The long history of failed Ed-tech interventions should perhaps dissuade one from too much hope in AI, particularly for foundational literacy and mathematics. Early learning is about developing a socio-emotional relationship with a teacher. No matter the emotional intelligence of a computer screen, I don't think any 5-year-old is going to believe they can excite or let down their AI tutor behind a screen. The skill of sitting on your bum and listening for many hours is completely avoidable by walking out of the room, should there not be a teacher with whom you've formed a relationship. These sorts of skills are what one is really being taught in early grades.

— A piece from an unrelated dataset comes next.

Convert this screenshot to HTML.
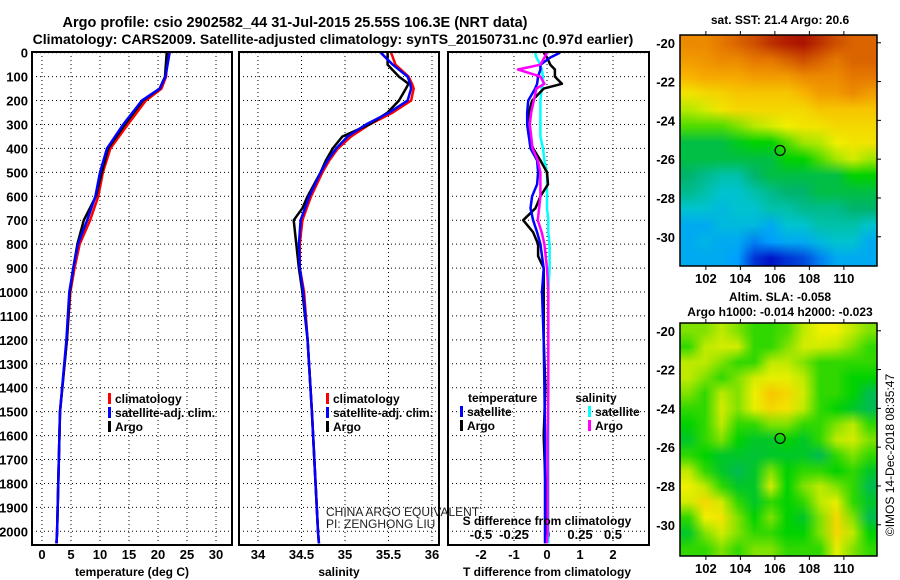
<!DOCTYPE html>
<html><head><meta charset="utf-8"><style>
body{margin:0;background:#fff;width:900px;height:580px;overflow:hidden;position:relative;font-family:"Liberation Sans",sans-serif}
svg text{font-family:"Liberation Sans",sans-serif}
canvas{position:absolute;image-rendering:auto}
</style></head><body>
<svg id="chart" width="900" height="580" style="position:absolute;left:0;top:0">
<g font-weight="bold" font-size="14" text-anchor="middle" fill="#000">
<text x="295" y="27" font-size="14.5">Argo profile: csio 2902582_44 31-Jul-2015 25.55S 106.3E (NRT data)</text>
<text x="333" y="44">Climatology: CARS2009. Satellite-adjusted climatology: synTS_20150731.nc (0.97d earlier)</text>
<text x="780" y="24" font-size="12">sat. SST: 21.4 Argo: 20.6</text>
<text x="780" y="301" font-size="12">Altim. SLA: -0.058</text>
<text x="780" y="316" font-size="12">Argo h1000: -0.014 h2000: -0.023</text>
</g>
<text transform="translate(894,455) rotate(-90)" font-size="12" text-anchor="middle">©IMOS 14-Dec-2018 08:35:47</text>
<g id="plots"></g>
</svg>
<canvas id="sst" width="12" height="14" style="left:680px;top:35px;width:197px;height:231px"></canvas>
<canvas id="sla" width="12" height="15" style="left:680px;top:323px;width:197px;height:233px"></canvas>
<svg id="over" width="900" height="580" style="position:absolute;left:0;top:0"></svg>
<script>
const tempDepths=[0,100,150,200,300,400,500,600,700,800,900,1000,1200,1500,2000,2050];
const tempArgo=[21.5,21.2,20.3,17.4,14.3,11.4,10.3,9.3,7.2,6.1,5.4,4.8,4.3,3.1,2.6,2.5];
const tempClim=[21.6,21.4,20.6,17.9,14.8,11.8,10.5,9.7,8.3,6.5,5.6,4.9,4.3,3.1,2.6,2.5];
const tempSat=[22.0,21.3,20.3,17.2,14.0,11.2,10.0,9.2,7.8,6.2,5.4,4.7,4.2,3.1,2.6,2.5];
const salDepths=[0,50,100,130,150,200,250,300,350,400,450,500,600,650,700,800,900,1000,1200,1500,2000,2050];
const salArgo=[35.49,35.49,35.62,35.73,35.70,35.62,35.49,35.28,34.97,34.86,34.78,34.72,34.57,34.51,34.41,34.44,34.47,34.51,34.57,34.62,34.69,34.70];
const salClim=[35.53,35.58,35.73,35.77,35.79,35.76,35.55,35.28,35.07,34.92,34.82,34.74,34.61,34.56,34.51,34.48,34.48,34.53,34.57,34.62,34.69,34.70];
const salSat=[35.41,35.55,35.72,35.75,35.76,35.72,35.51,35.24,35.03,34.90,34.80,34.72,34.59,34.54,34.49,34.47,34.48,34.52,34.57,34.62,34.69,34.70];
const diffDepths=[0,20,50,70,100,130,150,200,250,300,350,400,450,500,550,600,650,700,750,800,850,900,1000,1200,1400,1600,1800,2000,2050];
const tDiffArgo=[-0.1,0,0.1,0.24,0.24,0.45,-0.1,-0.45,-0.55,-0.6,-0.55,-0.42,-0.2,0,0.03,-0.2,-0.35,-0.72,-0.42,-0.27,-0.27,-0.1,-0.1,-0.1,-0.05,-0.1,-0.05,-0.05,-0.05];
const tDiffSat=[0.39,0.1,-0.2,-0.2,-0.27,-0.3,-0.36,-0.57,-0.6,-0.6,-0.55,-0.5,-0.3,-0.27,-0.3,-0.45,-0.5,-0.42,-0.3,-0.2,-0.15,-0.1,-0.15,-0.1,-0.08,-0.06,-0.06,-0.06,-0.06];
const sDiffArgo=[0,-0.02,-0.05,-0.22,-0.05,-0.02,-0.08,-0.1,-0.12,-0.13,-0.12,-0.11,-0.07,-0.05,-0.05,-0.05,-0.06,-0.07,-0.04,-0.02,-0.01,0,0.01,0.01,0.01,0.005,0.005,0.005,0];
const sDiffSat=[-0.09,-0.08,-0.05,-0.04,-0.03,-0.03,-0.04,-0.05,-0.05,-0.05,-0.05,-0.03,-0.02,0,0,0,0,0.01,0.01,0.02,0.02,0.02,0.01,0.01,0.01,0.01,0.01,0.01,0.01];
const depthTicks=[0,100,200,300,400,500,600,700,800,900,1000,1100,1200,1300,1400,1500,1600,1700,1800,1900,2000];
const tempTicks=[0,5,10,15,20,25,30];
const salTicks=[34,34.5,35,35.5,36];
const tDiffTicks=[-2,-1,0,1,2];
const sDiffTicks=[-0.5,-0.25,0,0.25,0.5];
const sstGrid=[
[.85,.85,.88,.9,.92,.95,.97,.98,.95,.92,.9,.9],
[.82,.83,.85,.85,.88,.88,.9,.92,.9,.88,.9,.9],
[.78,.8,.8,.8,.82,.82,.82,.85,.85,.85,.88,.88],
[.7,.72,.73,.75,.75,.75,.75,.78,.82,.82,.85,.82],
[.62,.65,.7,.72,.72,.72,.72,.72,.75,.75,.75,.75],
[.55,.55,.55,.58,.62,.65,.68,.7,.7,.72,.72,.72],
[.45,.45,.45,.48,.5,.5,.55,.6,.62,.68,.7,.7],
[.45,.45,.45,.45,.45,.45,.5,.5,.55,.6,.65,.6],
[.42,.4,.38,.38,.42,.45,.45,.45,.45,.45,.5,.5],
[.4,.38,.35,.35,.38,.4,.42,.42,.45,.45,.45,.45],
[.35,.35,.33,.35,.35,.38,.38,.4,.4,.4,.42,.42],
[.3,.3,.33,.33,.33,.3,.35,.35,.38,.38,.38,.35],
[.3,.32,.3,.3,.25,.28,.3,.3,.33,.35,.35,.3],
[.3,.3,.3,.28,.18,.15,.18,.2,.25,.3,.3,.3]];
const slaGrid=[
[.58,.58,.63,.58,.53,.53,.55,.63,.68,.68,.63,.58],
[.53,.63,.65,.65,.53,.53,.58,.65,.65,.63,.58,.53],
[.63,.63,.58,.53,.53,.63,.63,.58,.53,.53,.53,.53],
[.63,.58,.53,.58,.65,.67,.67,.63,.53,.53,.5,.5],
[.58,.53,.63,.58,.68,.75,.72,.65,.53,.53,.5,.44],
[.53,.53,.65,.58,.67,.72,.7,.63,.53,.5,.47,.44],
[.5,.53,.63,.53,.53,.58,.58,.53,.53,.58,.63,.53],
[.47,.53,.58,.5,.47,.47,.5,.47,.53,.63,.65,.58],
[.53,.5,.47,.47,.46,.47,.47,.47,.44,.53,.58,.53],
[.63,.53,.47,.44,.47,.58,.5,.53,.53,.5,.53,.47],
[.68,.63,.53,.47,.47,.65,.5,.58,.63,.58,.53,.44],
[.65,.72,.65,.53,.47,.53,.5,.53,.63,.67,.53,.47],
[.53,.68,.7,.58,.5,.58,.5,.47,.58,.72,.58,.44],
[.47,.58,.65,.58,.53,.53,.5,.5,.58,.72,.63,.5],
[.53,.53,.58,.53,.58,.58,.53,.53,.53,.67,.58,.53]];
const lonTicks=[102,104,106,108,110];
const latTicks=[-20,-22,-24,-26,-28,-30];
const argoLon=106.3, argoLat=-25.55;

const NS="http://www.w3.org/2000/svg";
const plots=document.getElementById('plots');
function mk(tag,attrs,parent){const e=document.createElementNS(NS,tag);for(const k in attrs)e.setAttribute(k,attrs[k]);(parent||plots).appendChild(e);return e;}
const yD=d=>52.7+d*0.2393;
const xT=t=>42+t*5.8;
const xS=s=>258+(s-34)*87;
const xDT=t=>547+t*33;
const xDS=s=>547+s*132;
const TOP=52,BOT=545;
const panels=[[32,232],[239,439],[448,649]];
panels.forEach((p,i)=>{
  depthTicks.forEach(d=>{
    const l=mk('line',{x1:p[0],x2:p[1],y1:yD(d),y2:yD(d),stroke:'#000','stroke-width':1,'stroke-dasharray':'1,3'});
    
    
  });
});
tempTicks.forEach(t=>{
  const l=mk('line',{x1:xT(t),x2:xT(t),y1:TOP,y2:BOT,stroke:'#000','stroke-dasharray':'1,3'});
  
  const tx=mk('text',{x:xT(t),y:559,'font-size':13,'font-weight':'bold','text-anchor':'middle'});tx.textContent=t;
  
});
salTicks.forEach(s=>{
  const l=mk('line',{x1:xS(s),x2:xS(s),y1:TOP,y2:BOT,stroke:'#000','stroke-dasharray':'1,3'});
  
  const tx=mk('text',{x:xS(s),y:559,'font-size':13,'font-weight':'bold','text-anchor':'middle'});tx.textContent=s;
  
});
tDiffTicks.forEach(t=>{
  const l=mk('line',{x1:xDT(t),x2:xDT(t),y1:TOP,y2:BOT,stroke:'#000','stroke-dasharray':'1,3'});
  
  const tx=mk('text',{x:xDT(t),y:559,'font-size':13,'font-weight':'bold','text-anchor':'middle'});tx.textContent=t;
  
});
sDiffTicks.forEach(s=>{
  const tx=mk('text',{x:xDS(s),y:539,'font-size':13,'font-weight':'bold','text-anchor':'middle'});tx.textContent=s;
  
});
depthTicks.forEach(d=>{
  const tx=mk('text',{x:28,y:yD(d)+5,'font-size':13,'font-weight':'bold','text-anchor':'end'});tx.textContent=d;
  
});
function series(xs,ds,fx,color,name){
  const pts=xs.map((v,i)=>fx(v).toFixed(1)+','+yD(ds[i]).toFixed(1)).join(' ');
  const p=mk('polyline',{points:pts,fill:'none',stroke:color,'stroke-width':2.5,'stroke-linejoin':'round'});
  
  
}
series(tempClim,tempDepths,xT,'#ff0000','temp-climatology-line');
series(tempArgo,tempDepths,xT,'#000000','temp-argo-line');
series(tempSat,tempDepths,xT,'#0000ff','temp-satellite-line');
series(salClim,salDepths,xS,'#ff0000','sal-climatology-line');
series(salArgo,salDepths,xS,'#000000','sal-argo-line');
series(salSat,salDepths,xS,'#0000ff','sal-satellite-line');
series(sDiffSat,diffDepths,xDS,'#00ffff','sdiff-satellite-line');
series(tDiffArgo,diffDepths,xDT,'#000000','tdiff-argo-line');
series(tDiffSat,diffDepths,xDT,'#0000ff','tdiff-satellite-line');
series(sDiffArgo,diffDepths,xDS,'#ff00ff','sdiff-argo-line');
panels.forEach(p=>{
  const r=mk('rect',{x:p[0],y:TOP,width:p[1]-p[0],height:BOT-TOP,fill:'none',stroke:'#000','stroke-width':2});
  
});
function txt(x,y,s,attrs,name){const t=mk('text',Object.assign({x:x,y:y,'font-size':12,'font-weight':'bold'},attrs||{}));t.textContent=s;return t;}
function swatch(x,y,c,name){const r=mk('rect',{x:x,y:y-10,width:3,height:11,fill:c});}
txt(132,576,'temperature (deg C)',{'text-anchor':'middle'},'temp-axis-title');
txt(339,576,'salinity',{'text-anchor':'middle'},'sal-axis-title');
txt(547,576,'T difference from climatology',{'text-anchor':'middle'},'tdiff-axis-title');
txt(547,525,'S difference from climatology',{'text-anchor':'middle'},'sdiff-axis-title');
[[108,115],[326,333]].forEach((p,i)=>{
  swatch(p[0],403,'#ff0000','legend-climatology-swatch');txt(p[1],403,'climatology',{},'legend-climatology');
  swatch(p[0],417,'#0000ff','legend-satellite-swatch');txt(p[1],417,'satellite-adj. clim.',{},'legend-satellite-adj');
  swatch(p[0],431,'#000000','legend-argo-swatch');txt(p[1],431,'Argo',{},'legend-argo');
});
txt(468,402,'temperature',{},'legend-temperature-heading');
txt(596,402,'salinity',{'text-anchor':'middle'},'legend-salinity-heading');
swatch(460,416,'#0000ff','legend-tsat-swatch');txt(467,416,'satellite',{},'legend-t-satellite');
swatch(460,430,'#000000','legend-targo-swatch');txt(467,430,'Argo',{},'legend-t-argo');
swatch(588,416,'#00ffff','legend-ssat-swatch');txt(595,416,'satellite',{},'legend-s-satellite');
swatch(588,430,'#ff00ff','legend-sargo-swatch');txt(595,430,'Argo',{},'legend-s-argo');
txt(326,516,'CHINA ARGO EQUIVALENT',{'font-weight':'normal',fill:'#222'},'pi-institution');
txt(326,528,'PI: ZENGHONG LIU',{'font-weight':'normal',fill:'#222'},'pi-name');

const stops=[[0,[0,0,140]],[.15,[0,20,200]],[.28,[0,160,255]],[.36,[0,200,200]],[.42,[0,180,110]],[.5,[0,210,0]],[.6,[160,230,0]],[.68,[240,240,0]],[.78,[250,180,0]],[.88,[230,120,0]],[1,[160,0,0]]];
function cmap(v){for(let i=1;i<stops.length;i++){if(v<=stops[i][0]){const a=stops[i-1],b=stops[i],f=(v-a[0])/(b[0]-a[0]);return a[1].map((c,k)=>Math.round(c+(b[1][k]-c)*f));}}return stops[stops.length-1][1];}
function drawGrid(id,grid){const c=document.getElementById(id),ctx=c.getContext('2d');grid.forEach((row,r)=>row.forEach((v,k)=>{const col=cmap(v);ctx.fillStyle='rgb('+col.join(',')+')';ctx.fillRect(k,r,1,1);}));}
drawGrid('sst',sstGrid);drawGrid('sla',slaGrid);
const over=document.getElementById('over');
function mo(tag,attrs){const e=document.createElementNS(NS,tag);for(const k in attrs)e.setAttribute(k,attrs[k]);over.appendChild(e);return e;}
const maps=[{top:35,bot:266},{top:323,bot:556}];
const xLon=l=>680+(l-100.5)*17.25;
maps.forEach((m,mi)=>{
  const yLat=la=>m.top+(-19.6-la)*19.4;
  const r=mo('rect',{x:680,y:m.top,width:197,height:m.bot-m.top,fill:'none',stroke:'#000','stroke-width':1.5});
  
  lonTicks.forEach(l=>{
    mo('line',{x1:xLon(l),x2:xLon(l),y1:m.bot,y2:m.bot+4,stroke:'#000'});
    mo('line',{x1:xLon(l),x2:xLon(l),y1:m.top,y2:m.top-4,stroke:'#000'});
    const t=mo('text',{x:xLon(l),y:m.bot+17,'font-size':13,'font-weight':'bold','text-anchor':'middle'});t.textContent=l;
    
  });
  latTicks.forEach(la=>{
    mo('line',{x1:877,x2:881,y1:yLat(la),y2:yLat(la),stroke:'#000'});
    const t=mo('text',{x:675,y:yLat(la)+5,'font-size':13,'font-weight':'bold','text-anchor':'end'});t.textContent=la;
    
  });
  const c=mo('circle',{cx:xLon(argoLon),cy:yLat(argoLat),r:5,fill:'none',stroke:'#000','stroke-width':1.2});
  
});
</script>
</body></html>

My most effective maths teacher wasn't the teacher who had the best pedagogical knowledge, but the one I liked the most (see Hanushek's work on educator unobservables). For more evidence on this, first language acquisition is dependent almost entirely on the number of words a child hears. Yet, if those words originate from radio or TV, they count for naught (part of the "1 million words" findings). It is in the anticipation of responding, to be heard, that leads to words being learnt. The most effective Ed-tech interventions have been providing teachers with highly prescribed class plans, so at best, Ed-tech cannot rid us of the biggest cost of education (teachers, which cost 1 in 10 tax Rands).

As foundational literacy and numeracy is SA's biggest hurdle, I think our binding constraint won't be diminished by AI. There is certainly scope for university.

I am also dubious about most growth claims. But at the micro-level, returns to Ed are massive in SA. The skills deficit is a margin employers often cite as a constraint in SA. Bantu Ed was so bad, we’ve had the most Ed improvement in Africa and still haven’t caught up with Kenya. The persistence literature shows human capital scarring is particularly persistent. I think the evidence for human capital composing a large part of the Solow residual is also good, even for Vietnam. Their education may have been better than SA's, but that is an extremely low bar. There has been incredible improvement in step with growth (esp. when controlling for, e.g., USA FDI), and cross-sectional evidence on growth and change in learning is very strong.